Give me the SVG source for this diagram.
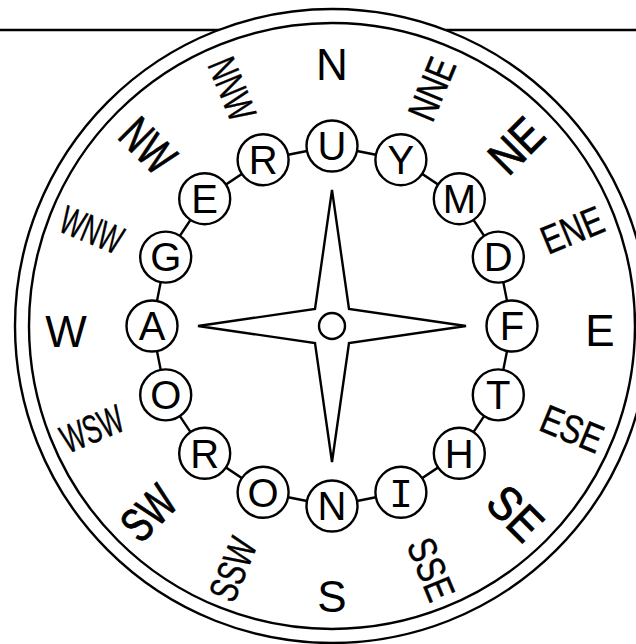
<svg xmlns="http://www.w3.org/2000/svg" width="636" height="644" viewBox="0 0 636 644">
<style>
.ln{stroke:#000;stroke-width:2.4;fill:none}
.rim{stroke:#000;stroke-width:2.4;fill:#fff}
.nd{stroke:#000;stroke-width:2.4;fill:#fff}
text{font-family:"Liberation Sans",Arial,Helvetica,sans-serif;fill:#000;text-anchor:middle}
.lt{font-size:40px}
.card{font-size:44px}
.ic{font-size:48px;stroke:#000;stroke-width:0.9}
.sec{font-size:40px;stroke:#000;stroke-width:0.4}
</style>
<rect x="0" y="0" width="636" height="644" fill="#fff"/>
<line class="ln" x1="0" y1="30" x2="636" y2="30"/>
<circle class="rim" cx="332" cy="326" r="317"/>
<circle class="ln" cx="332" cy="326" r="303"/>
<g id="star">
<path class="ln" d="M332,190 L349,309 L466,326 L349,343 L332,462 L315,343 L198,326 L315,309 Z"/>
<circle class="ln" cx="332" cy="326" r="13"/>
</g>
<g id="connectors">
<polygon class="ln" points="332,146 400.9,159.7 459.3,198.7 498.3,257.1 512,326 498.3,394.9 459.3,453.3 400.9,492.3 332,506 263.1,492.3 204.7,453.3 165.7,394.9 152,326 165.7,257.1 204.7,198.7 263.1,159.7"/>
</g>
<g id="n-U"><circle class="nd" cx="332" cy="146" r="25.5"/><text class="lt" x="332" y="160.3">U</text></g>
<g id="n-Y"><circle class="nd" cx="400.9" cy="159.7" r="25.5"/><text class="lt" x="400.9" y="174">Y</text></g>
<g id="n-M"><circle class="nd" cx="459.3" cy="198.7" r="25.5"/><text class="lt" x="459.3" y="213">M</text></g>
<g id="n-D"><circle class="nd" cx="498.3" cy="257.1" r="25.5"/><text class="lt" x="498.3" y="271.4">D</text></g>
<g id="n-F"><circle class="nd" cx="512" cy="326" r="25.5"/><text class="lt" x="512" y="340.3">F</text></g>
<g id="n-T"><circle class="nd" cx="498.3" cy="394.9" r="25.5"/><text class="lt" x="498.3" y="409.2">T</text></g>
<g id="n-H"><circle class="nd" cx="459.3" cy="453.3" r="25.5"/><text class="lt" x="459.3" y="467.6">H</text></g>
<g id="n-I"><circle class="nd" cx="400.9" cy="492.3" r="25.5"/><text class="lt" x="400.9" y="506.6" style="font-family:'Liberation Mono','DejaVu Sans Mono',monospace">I</text></g>
<g id="n-N"><circle class="nd" cx="332" cy="506" r="25.5"/><text class="lt" x="332" y="520.3">N</text></g>
<g id="n-O1"><circle class="nd" cx="263.1" cy="492.3" r="25.5"/><text class="lt" x="263.1" y="506.6">O</text></g>
<g id="n-R1"><circle class="nd" cx="204.7" cy="453.3" r="25.5"/><text class="lt" x="204.7" y="467.6">R</text></g>
<g id="n-O2"><circle class="nd" cx="165.7" cy="394.9" r="25.5"/><text class="lt" x="165.7" y="409.2">O</text></g>
<g id="n-A"><circle class="nd" cx="152" cy="326" r="25.5"/><text class="lt" x="152" y="340.3">A</text></g>
<g id="n-G"><circle class="nd" cx="165.7" cy="257.1" r="25.5"/><text class="lt" x="165.7" y="271.4">G</text></g>
<g id="n-E"><circle class="nd" cx="204.7" cy="198.7" r="25.5"/><text class="lt" x="204.7" y="213">E</text></g>
<g id="n-R2"><circle class="nd" cx="263.1" cy="159.7" r="25.5"/><text class="lt" x="263.1" y="174">R</text></g>
<g id="labels">
<text class="card" x="332" y="80">N</text>
<text class="card" x="600" y="346">E</text>
<text class="card" x="332" y="612">S</text>
<text class="card" x="66" y="347">W</text>
<text class="ic" transform="translate(515.8,145.2) rotate(-45)" y="17.2" textLength="56" lengthAdjust="spacingAndGlyphs">NE</text>
<text class="ic" transform="translate(515.8,512.8) rotate(45)" y="17.2" textLength="56" lengthAdjust="spacingAndGlyphs">SE</text>
<text class="ic" transform="translate(148.2,512.8) rotate(-45)" y="17.2" textLength="56" lengthAdjust="spacingAndGlyphs">SW</text>
<text class="ic" transform="translate(148.2,145.2) rotate(45)" y="17.2" textLength="56" lengthAdjust="spacingAndGlyphs">NW</text>
<text class="sec" transform="translate(431.5,88.8) rotate(-67.5)" y="14.3" textLength="64" lengthAdjust="spacingAndGlyphs">NNE</text>
<text class="sec" transform="translate(572.2,229.5) rotate(-22.5)" y="14.3" textLength="64" lengthAdjust="spacingAndGlyphs">ENE</text>
<text class="sec" transform="translate(572.2,428.5) rotate(22.5)" y="14.3" textLength="64" lengthAdjust="spacingAndGlyphs">ESE</text>
<text class="sec" transform="translate(431.5,569.2) rotate(67.5)" y="14.3" textLength="64" lengthAdjust="spacingAndGlyphs">SSE</text>
<text class="sec" transform="translate(232.5,569.2) rotate(-67.5)" y="14.3" textLength="64" lengthAdjust="spacingAndGlyphs">SSW</text>
<text class="sec" transform="translate(91.8,428.5) rotate(-22.5)" y="14.3" textLength="64" lengthAdjust="spacingAndGlyphs">WSW</text>
<text class="sec" transform="translate(91.8,229.5) rotate(22.5)" y="14.3" textLength="64" lengthAdjust="spacingAndGlyphs">WNW</text>
<text class="sec" transform="translate(232.5,88.8) rotate(67.5)" y="14.3" textLength="64" lengthAdjust="spacingAndGlyphs">NNW</text>
</g>
</svg>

*****

• **What this task involves**
Reproduce all of the material exactly, apart from the pictures.

• **Answer to the problem**
Give me the SVG source for this diagram.
<svg xmlns="http://www.w3.org/2000/svg" width="636" height="644" viewBox="0 0 636 644">
<style>
.ln{stroke:#000;stroke-width:2.4;fill:none}
.rim{stroke:#000;stroke-width:2.4;fill:#fff}
.nd{stroke:#000;stroke-width:2.4;fill:#fff}
text{font-family:"Liberation Sans",Arial,Helvetica,sans-serif;fill:#000;text-anchor:middle}
.lt{font-size:40px}
.card{font-size:44px}
.ic{font-size:48px;stroke:#000;stroke-width:0.9}
.sec{font-size:40px;stroke:#000;stroke-width:0.4}
</style>
<rect x="0" y="0" width="636" height="644" fill="#fff"/>
<line class="ln" x1="0" y1="30" x2="636" y2="30"/>
<circle class="rim" cx="332" cy="326" r="317"/>
<circle class="ln" cx="332" cy="326" r="303"/>
<g id="star">
<path class="ln" d="M332,190 L349,309 L466,326 L349,343 L332,462 L315,343 L198,326 L315,309 Z"/>
<circle class="ln" cx="332" cy="326" r="13"/>
</g>
<g id="connectors">
<polygon class="ln" points="332,146 400.9,159.7 459.3,198.7 498.3,257.1 512,326 498.3,394.9 459.3,453.3 400.9,492.3 332,506 263.1,492.3 204.7,453.3 165.7,394.9 152,326 165.7,257.1 204.7,198.7 263.1,159.7"/>
</g>
<g id="n-U"><circle class="nd" cx="332" cy="146" r="25.5"/><text class="lt" x="332" y="160.3">U</text></g>
<g id="n-Y"><circle class="nd" cx="400.9" cy="159.7" r="25.5"/><text class="lt" x="400.9" y="174">Y</text></g>
<g id="n-M"><circle class="nd" cx="459.3" cy="198.7" r="25.5"/><text class="lt" x="459.3" y="213">M</text></g>
<g id="n-D"><circle class="nd" cx="498.3" cy="257.1" r="25.5"/><text class="lt" x="498.3" y="271.4">D</text></g>
<g id="n-F"><circle class="nd" cx="512" cy="326" r="25.5"/><text class="lt" x="512" y="340.3">F</text></g>
<g id="n-T"><circle class="nd" cx="498.3" cy="394.9" r="25.5"/><text class="lt" x="498.3" y="409.2">T</text></g>
<g id="n-H"><circle class="nd" cx="459.3" cy="453.3" r="25.5"/><text class="lt" x="459.3" y="467.6">H</text></g>
<g id="n-I"><circle class="nd" cx="400.9" cy="492.3" r="25.5"/><text class="lt" x="400.9" y="506.6" style="font-family:'Liberation Mono','DejaVu Sans Mono',monospace">I</text></g>
<g id="n-N"><circle class="nd" cx="332" cy="506" r="25.5"/><text class="lt" x="332" y="520.3">N</text></g>
<g id="n-O1"><circle class="nd" cx="263.1" cy="492.3" r="25.5"/><text class="lt" x="263.1" y="506.6">O</text></g>
<g id="n-R1"><circle class="nd" cx="204.7" cy="453.3" r="25.5"/><text class="lt" x="204.7" y="467.6">R</text></g>
<g id="n-O2"><circle class="nd" cx="165.7" cy="394.9" r="25.5"/><text class="lt" x="165.7" y="409.2">O</text></g>
<g id="n-A"><circle class="nd" cx="152" cy="326" r="25.5"/><text class="lt" x="152" y="340.3">A</text></g>
<g id="n-G"><circle class="nd" cx="165.7" cy="257.1" r="25.5"/><text class="lt" x="165.7" y="271.4">G</text></g>
<g id="n-E"><circle class="nd" cx="204.7" cy="198.7" r="25.5"/><text class="lt" x="204.7" y="213">E</text></g>
<g id="n-R2"><circle class="nd" cx="263.1" cy="159.7" r="25.5"/><text class="lt" x="263.1" y="174">R</text></g>
<g id="labels">
<text class="card" x="332" y="80">N</text>
<text class="card" x="600" y="346">E</text>
<text class="card" x="332" y="612">S</text>
<text class="card" x="66" y="347">W</text>
<text class="ic" transform="translate(515.8,145.2) rotate(-45)" y="17.2" textLength="56" lengthAdjust="spacingAndGlyphs">NE</text>
<text class="ic" transform="translate(515.8,512.8) rotate(45)" y="17.2" textLength="56" lengthAdjust="spacingAndGlyphs">SE</text>
<text class="ic" transform="translate(148.2,512.8) rotate(-45)" y="17.2" textLength="56" lengthAdjust="spacingAndGlyphs">SW</text>
<text class="ic" transform="translate(148.2,145.2) rotate(45)" y="17.2" textLength="56" lengthAdjust="spacingAndGlyphs">NW</text>
<text class="sec" transform="translate(431.5,88.8) rotate(-67.5)" y="14.3" textLength="64" lengthAdjust="spacingAndGlyphs">NNE</text>
<text class="sec" transform="translate(572.2,229.5) rotate(-22.5)" y="14.3" textLength="64" lengthAdjust="spacingAndGlyphs">ENE</text>
<text class="sec" transform="translate(572.2,428.5) rotate(22.5)" y="14.3" textLength="64" lengthAdjust="spacingAndGlyphs">ESE</text>
<text class="sec" transform="translate(431.5,569.2) rotate(67.5)" y="14.3" textLength="64" lengthAdjust="spacingAndGlyphs">SSE</text>
<text class="sec" transform="translate(232.5,569.2) rotate(-67.5)" y="14.3" textLength="64" lengthAdjust="spacingAndGlyphs">SSW</text>
<text class="sec" transform="translate(91.8,428.5) rotate(-22.5)" y="14.3" textLength="64" lengthAdjust="spacingAndGlyphs">WSW</text>
<text class="sec" transform="translate(91.8,229.5) rotate(22.5)" y="14.3" textLength="64" lengthAdjust="spacingAndGlyphs">WNW</text>
<text class="sec" transform="translate(232.5,88.8) rotate(67.5)" y="14.3" textLength="64" lengthAdjust="spacingAndGlyphs">NNW</text>
</g>
</svg>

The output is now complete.